GIVEN ENTRIES:
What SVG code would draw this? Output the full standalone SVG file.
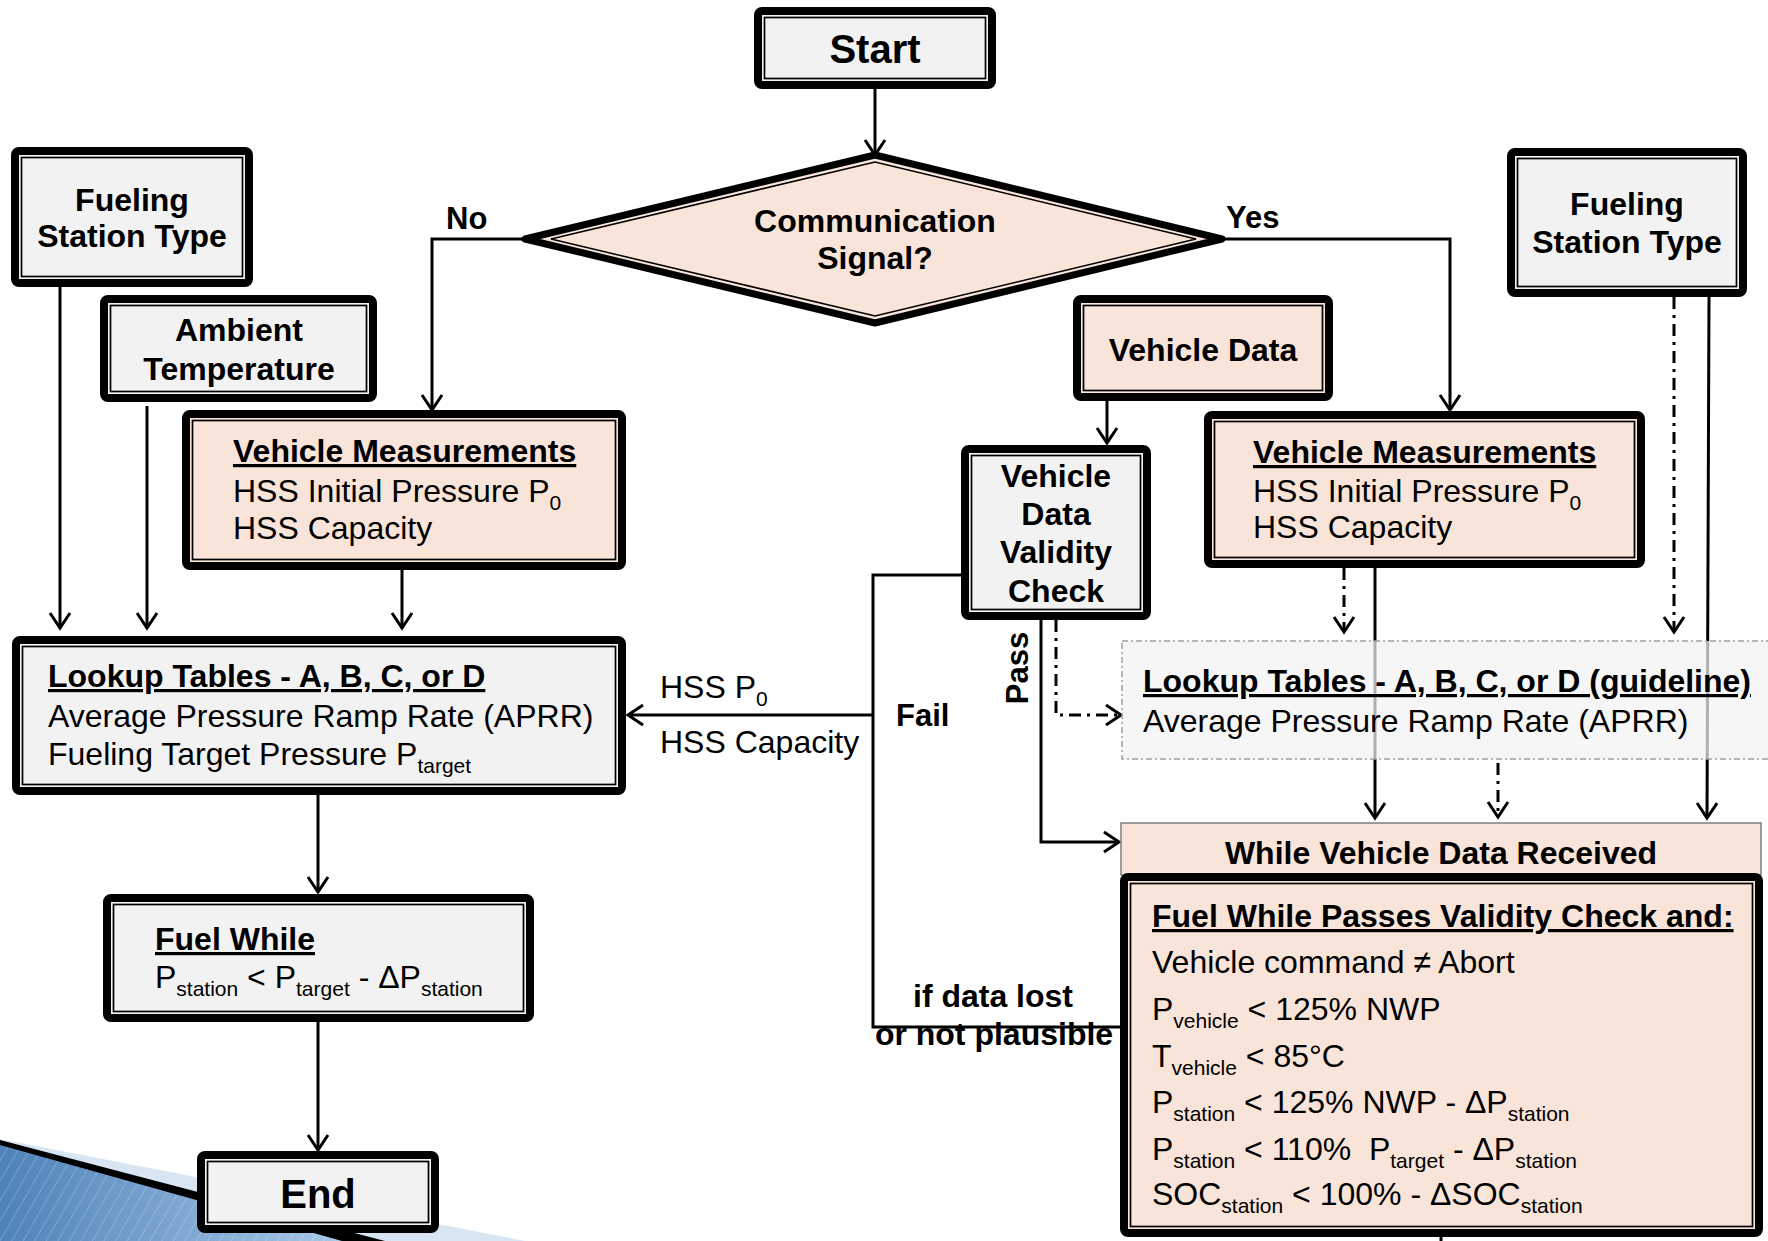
<svg xmlns="http://www.w3.org/2000/svg" width="1768" height="1241" viewBox="0 0 1768 1241">
<style>
.o{stroke:#000;stroke-width:8}
.i{fill:none;stroke:#000;stroke-width:1.7}
.g{fill:#f2f2f2}
.p{fill:#f8e4d8}
.t{font-family:"Liberation Sans",Arial,sans-serif;font-size:32px;fill:#000}
.b{font-weight:bold}
.c{text-anchor:middle}
.u{text-decoration:underline}
.s{font-size:21px}
.conn{fill:none;stroke:#000;stroke-width:3}
.dd{stroke-dasharray:12 6 3 6}
</style>
<defs>
<marker id="arr" viewBox="0 0 20 22" markerUnits="userSpaceOnUse" markerWidth="20" markerHeight="22" refX="16" refY="11" orient="auto" overflow="visible">
<path d="M1,1 L16,11 L1,21" fill="none" stroke="#000" stroke-width="3"/>
</marker>
<linearGradient id="blueg" x1="0" y1="0" x2="1" y2="0">
<stop offset="0" stop-color="#4f82b8"/>
<stop offset="1" stop-color="#a9c9e8"/>
</linearGradient>
<pattern id="stripes" width="10" height="10" patternUnits="userSpaceOnUse" patternTransform="rotate(30)">
<line x1="0" y1="0" x2="0" y2="10" stroke="#ffffff" stroke-opacity="0.2" stroke-width="2"/>
</pattern>
</defs>

<g id="decoration">
<polygon points="0,1139 525,1241 380,1241 0,1144" fill="#d8e6f3"/>
<polygon points="0,1144 345,1241 0,1241" fill="url(#blueg)"/>
<polygon points="0,1144 345,1241 0,1241" fill="url(#stripes)"/>
<polygon points="0,1140 385,1241 342,1241 0,1145" fill="#000"/>
</g>

<g id="connectors">
<path class="conn" d="M875,89 L875,155" marker-end="url(#arr)"/>
<path class="conn" d="M525,239 L432,239 L432,410" marker-end="url(#arr)"/>
<path class="conn" d="M1222,239 L1450,239 L1450,410" marker-end="url(#arr)"/>
<path class="conn" d="M60,287 L60,628" marker-end="url(#arr)"/>
<path class="conn" d="M147,406 L147,628" marker-end="url(#arr)"/>
<path class="conn" d="M402,570 L402,628" marker-end="url(#arr)"/>
<path class="conn" d="M318,795 L318,892" marker-end="url(#arr)"/>
<path class="conn" d="M318,1022 L318,1150" marker-end="url(#arr)"/>
<path class="conn" d="M1107,401 L1107,443" marker-end="url(#arr)"/>
<path class="conn" d="M961,575 L873,575 L873,1027 L1120,1027"/>
<path class="conn" d="M873,715 L628,715" marker-end="url(#arr)"/>
<path class="conn" d="M1041,620 L1041,842 L1119,842" marker-end="url(#arr)"/>
<path class="conn dd" d="M1056,620 L1056,715 L1121,715" marker-end="url(#arr)"/>
<path class="conn dd" d="M1344,568 L1344,632" marker-end="url(#arr)"/>
<path class="conn" d="M1375,568 L1375,818" marker-end="url(#arr)"/>
<path class="conn dd" d="M1674,297 L1674,632" marker-end="url(#arr)"/>
<path class="conn" d="M1709,297 L1707,818" marker-end="url(#arr)"/>
<path class="conn dd" d="M1498,763 L1498,817" marker-end="url(#arr)"/>
<path class="conn" d="M1441,1237 L1441,1241"/>
</g>

<g id="start">
<rect class="o g" x="758" y="11" width="234" height="74" rx="4"/>
<rect class="i" x="764.5" y="17.5" width="221" height="61"/>
<text class="t b c" x="875" y="63" style="font-size:40px">Start</text>
</g>

<g id="decision">
<polygon points="525,239 875,155 1222,239 875,323" fill="#f8e4d8" stroke="#000" stroke-width="7" stroke-linejoin="round"/>
<polygon points="551,239 875,162 1196,239 875,316" fill="none" stroke="#000" stroke-width="1.5"/>
<text class="t b c" x="875" y="232">Communication</text>
<text class="t b c" x="875" y="269">Signal?</text>
</g>

<g id="labels">
<text class="t b" x="446" y="229" style="font-size:31px">No</text>
<text class="t b" x="1226" y="228" style="font-size:31px">Yes</text>
<text class="t" x="660" y="698">HSS P<tspan class="s" dy="8">0</tspan></text>
<text class="t" x="660" y="753">HSS Capacity</text>
<text class="t b" x="896" y="726" style="font-size:31px">Fail</text>
<text class="t b c" transform="translate(1028,668) rotate(-90)" x="0" y="0" style="font-size:31px">Pass</text>
<text class="t b c" x="993" y="1007">if data lost</text>
<text class="t b c" x="994" y="1045">or not plausible</text>
</g>

<g id="fueling-left">
<rect class="o g" x="15" y="151" width="234" height="132" rx="4"/>
<rect class="i" x="21.5" y="157.5" width="221" height="119"/>
<text class="t b c" x="132" y="211">Fueling</text>
<text class="t b c" x="132" y="247">Station Type</text>
</g>

<g id="ambient">
<rect class="o g" x="104" y="299" width="269" height="99" rx="4"/>
<rect class="i" x="110.5" y="305.5" width="256" height="86"/>
<text class="t b c" x="239" y="341">Ambient</text>
<text class="t b c" x="239" y="380">Temperature</text>
</g>

<g id="vm-left">
<rect class="o p" x="186" y="414" width="436" height="152" rx="4"/>
<rect class="i" x="192.5" y="420.5" width="423" height="139"/>
<text class="t b u" x="233" y="462">Vehicle Measurements</text>
<text class="t" x="233" y="502">HSS Initial Pressure P<tspan class="s" dy="8">0</tspan></text>
<text class="t" x="233" y="539">HSS Capacity</text>
</g>

<g id="lookup-left">
<rect class="o g" x="16" y="640" width="606" height="151" rx="4"/>
<rect class="i" x="22.5" y="646.5" width="593" height="138"/>
<text class="t b u" x="48" y="687">Lookup Tables - A, B, C, or D</text>
<text class="t" x="48" y="727">Average Pressure Ramp Rate (APRR)</text>
<text class="t" x="48" y="765">Fueling Target Pressure P<tspan class="s" dy="8">target</tspan></text>
</g>

<g id="fuel-while-left">
<rect class="o g" x="107" y="898" width="423" height="120" rx="4"/>
<rect class="i" x="113.5" y="904.5" width="410" height="107"/>
<text class="t b u" x="155" y="950">Fuel While</text>
<text class="t" x="155" y="988">P<tspan class="s" dy="8">station</tspan><tspan dy="-8"> &lt; P</tspan><tspan class="s" dy="8">target</tspan><tspan dy="-8"> - ΔP</tspan><tspan class="s" dy="8">station</tspan></text>
</g>

<g id="end">
<rect class="o g" x="201" y="1155" width="234" height="74" rx="4"/>
<rect class="i" x="207.5" y="1161.5" width="221" height="61"/>
<text class="t b c" x="318" y="1208" style="font-size:40px">End</text>
</g>

<g id="vehicle-data">
<rect class="o p" x="1077" y="299" width="252" height="98" rx="4"/>
<rect class="i" x="1083.5" y="305.5" width="239" height="85"/>
<text class="t b c" x="1203" y="361">Vehicle Data</text>
</g>

<g id="validity-check">
<rect class="o g" x="965" y="449" width="182" height="167" rx="4"/>
<rect class="i" x="971.5" y="455.5" width="169" height="154"/>
<text class="t b c" x="1056" y="487">Vehicle</text>
<text class="t b c" x="1056" y="525">Data</text>
<text class="t b c" x="1056" y="563">Validity</text>
<text class="t b c" x="1056" y="602">Check</text>
</g>

<g id="vm-right">
<rect class="o p" x="1208" y="415" width="433" height="149" rx="4"/>
<rect class="i" x="1214.5" y="421.5" width="420" height="136"/>
<text class="t b u" x="1253" y="463">Vehicle Measurements</text>
<text class="t" x="1253" y="502">HSS Initial Pressure P<tspan class="s" dy="8">0</tspan></text>
<text class="t" x="1253" y="538">HSS Capacity</text>
</g>

<g id="fueling-right">
<rect class="o g" x="1511" y="152" width="232" height="141" rx="4"/>
<rect class="i" x="1517.5" y="158.5" width="219" height="128"/>
<text class="t b c" x="1627" y="215">Fueling</text>
<text class="t b c" x="1627" y="253">Station Type</text>
</g>

<g id="lookup-right">
<rect x="1122" y="641" width="670" height="118" fill="#f2f2f2" fill-opacity="0.72" stroke="#a0a0a0" stroke-width="1.5" stroke-dasharray="6 3 2 3"/>
<text class="t b u" x="1143" y="692">Lookup Tables - A, B, C, or D (guideline)</text>
<text class="t" x="1143" y="732">Average Pressure Ramp Rate (APRR)</text>
</g>

<g id="while-received">
<rect class="p" x="1121" y="823" width="640" height="52" stroke="#7f7f7f" stroke-width="1.5"/>
<text class="t b c" x="1441" y="864">While Vehicle Data Received</text>
</g>

<g id="fuel-while-passes">
<rect class="o p" x="1124" y="877" width="635" height="356" rx="4"/>
<rect class="i" x="1130.5" y="883.5" width="622" height="343"/>
<text class="t b u" x="1152" y="927">Fuel While Passes Validity Check and:</text>
<text class="t" x="1152" y="973">Vehicle command ≠ Abort</text>
<text class="t" x="1152" y="1020">P<tspan class="s" dy="8">vehicle</tspan><tspan dy="-8"> &lt; 125% NWP</tspan></text>
<text class="t" x="1152" y="1067">T<tspan class="s" dy="8">vehicle</tspan><tspan dy="-8"> &lt; 85°C</tspan></text>
<text class="t" x="1152" y="1113">P<tspan class="s" dy="8">station</tspan><tspan dy="-8"> &lt; 125% NWP - ΔP</tspan><tspan class="s" dy="8">station</tspan></text>
<text class="t" x="1152" y="1160">P<tspan class="s" dy="8">station</tspan><tspan dy="-8"> &lt; 110%&#160; P</tspan><tspan class="s" dy="8">target</tspan><tspan dy="-8"> - ΔP</tspan><tspan class="s" dy="8">station</tspan></text>
<text class="t" x="1152" y="1205">SOC<tspan class="s" dy="8">station</tspan><tspan dy="-8"> &lt; 100% - ΔSOC</tspan><tspan class="s" dy="8">station</tspan></text>
</g>
</svg>
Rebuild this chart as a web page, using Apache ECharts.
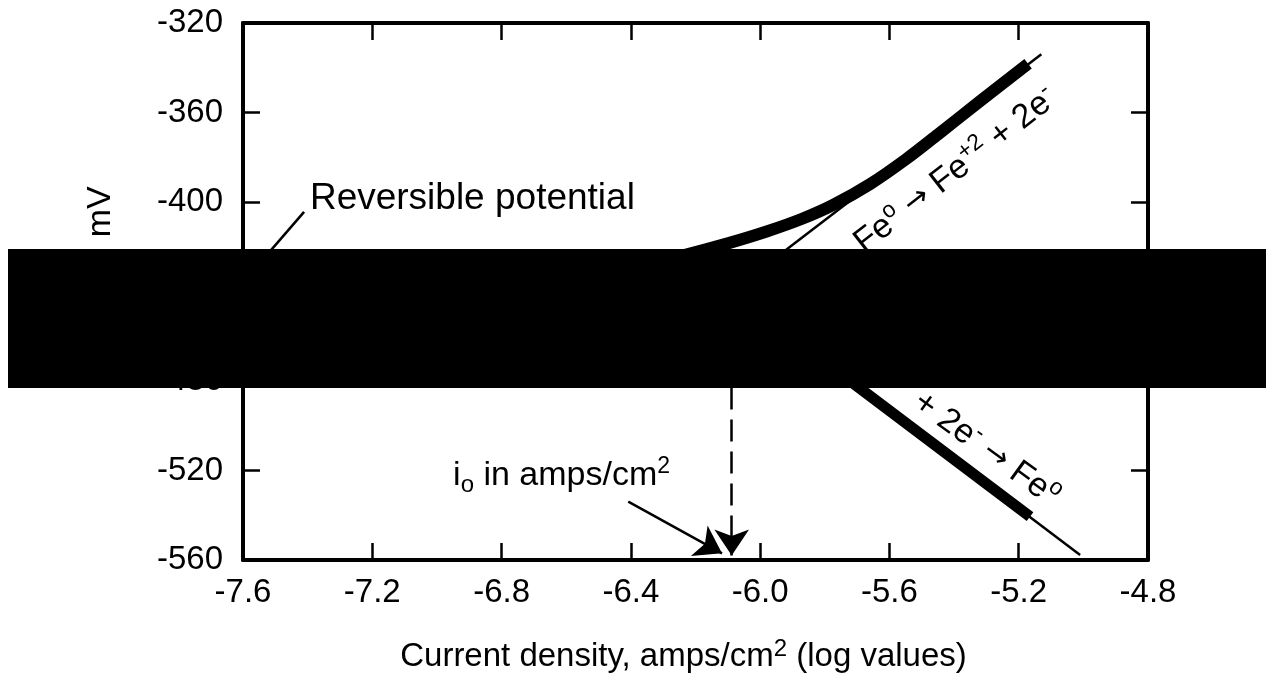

STATED TASK: Return each line in the records that holds the string "this".

RESPONSE BELOW:
What SVG code would draw this? Output the full standalone SVG file.
Rebuild this chart as a web page, using Apache ECharts.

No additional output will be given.